A perturbation analysis of stochastic matrix Riccati diffusions

TL;DR

This paper develops a perturbation theory for stochastic matrix Riccati diffusions, providing detailed expansions, convergence results, and fluctuation analysis relevant to filtering and control applications.

Contribution

It introduces non-asymptotic Taylor-type expansions for stochastic Riccati flows using stochastic analysis and semigroup techniques, advancing understanding of their fluctuations and convergence.

Findings

Derived non-asymptotic Taylor expansions of Riccati flows.

Proved convergence of sample covariance matrices to deterministic flows.

Established a functional central limit theorem for the stochastic process.

Abstract

Matrix differential Riccati equations are central in filtering and optimal control theory. The purpose of this article is to develop a perturbation theory for a class of stochastic matrix Riccati diffusions. Diffusions of this type arise, for example, in the analysis of ensemble Kalman-Bucy filters since they describe the flow of certain sample covariance estimates. In this context, the random perturbations come from the fluctuations of a mean field particle interpretation of a class of nonlinear diffusions equipped with an interacting sample covariance matrix functional. The main purpose of this article is to derive non-asymptotic Taylor-type expansions of stochastic matrix Riccati flows with respect to some perturbation parameter.

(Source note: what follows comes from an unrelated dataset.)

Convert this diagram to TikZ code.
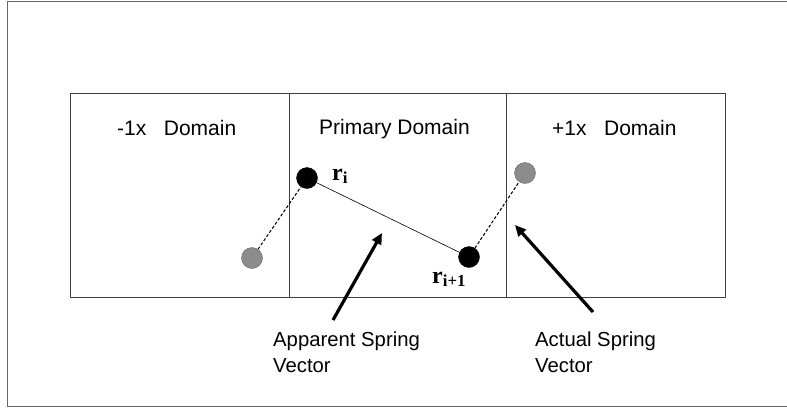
\documentclass[tikz,border=0pt]{standalone}
\usepackage{fontspec}
\setmainfont{Liberation Sans}
\newfontfamily\serifbf{Liberation Serif}
\usetikzlibrary{arrows.meta}
\begin{document}
\begin{tikzpicture}[x=1pt,y=-1pt,
  frame/.style={draw=black!75,line width=1pt},
  lbl/.style={font=\fontsize{21}{26}\selectfont,inner sep=0pt},
  note/.style={font=\fontsize{20.3}{26}\selectfont,inner sep=0pt,align=left},
  rlbl/.style={font=\serifbf\bfseries\fontsize{24}{26}\selectfont,inner sep=0pt},
  blackball/.style={circle,fill=black,draw=black,minimum size=21pt,inner sep=0pt},
  grayball/.style={circle,fill=black!45,draw=black!60,minimum size=21pt,inner sep=0pt},
  spring/.style={draw=black,line width=0.6pt},
  image/.style={draw=black,line width=1pt,dash pattern=on 3pt off 2pt},
  pointer/.style={draw=black,line width=3.2pt,-{Triangle[length=11pt,width=10pt]}}]
\useasboundingbox (0,0) rectangle (787,408);
% outer frame (open on the right)
\draw[draw=black!60,line width=1pt] (787,1) -- (7,1) -- (7,406) -- (787,406);
% domain boxes
\draw[frame] (70,93) rectangle (725,297);
\draw[frame] (289,93) -- (289,297);
\draw[frame] (506,93) -- (506,297);
% titles
\node[lbl,anchor=base west] (tl) at (117,135) {-1x\ \ \ Domain};
\node[lbl,anchor=base] (tm) at (394.5,134) {Primary Domain};
\node[lbl,anchor=base west] (tr) at (552,135) {+1x\ \ \ Domain};
% particles
\node[blackball] (b1) at (307,178) {};
\node[blackball] (b2) at (469,257) {};
\node[grayball] (g1) at (252,258) {};
\node[grayball] (g2) at (525,173) {};
\draw[spring] (b1) -- (b2);
\draw[image] (g1) -- (b1);
\draw[image] (b2) -- (g2);
\node[rlbl,anchor=base west] (ri) at (332,180) {r\textsubscript{i}};
\node[rlbl,anchor=base west] (ri1) at (432,283) {r\textsubscript{i+1}};
% labels and pointers
\node[note,anchor=base west] (app) at (273,372) {Apparent Spring\\Vector};
\node[note,anchor=base west] (act) at (535,372) {Actual Spring\\Vector};
\coordinate (appt) at (333,320);
\coordinate (apph) at (382,233);
\coordinate (actt) at (593,312);
\coordinate (acth) at (515,225);
\draw[pointer] (appt) -- (apph);
\draw[pointer] (actt) -- (acth);
\end{tikzpicture}
\end{document}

These expansions rely on an original combination of stochastic differential analysis and nonlinear semigroup techniques on matrix spaces. The results here quantify the fluctuation of the stochastic flow around the limiting deterministic Riccati equation, at any order. The convergence of the interacting sample covariance matrices to the deterministic Riccati flow is proven as the number of particles tends to infinity. Also presented are refined moment estimates and sharp bias and variance estimates. These expansions are also used to deduce a functional central limit theorem at the level of the diffusion process in matrix spaces.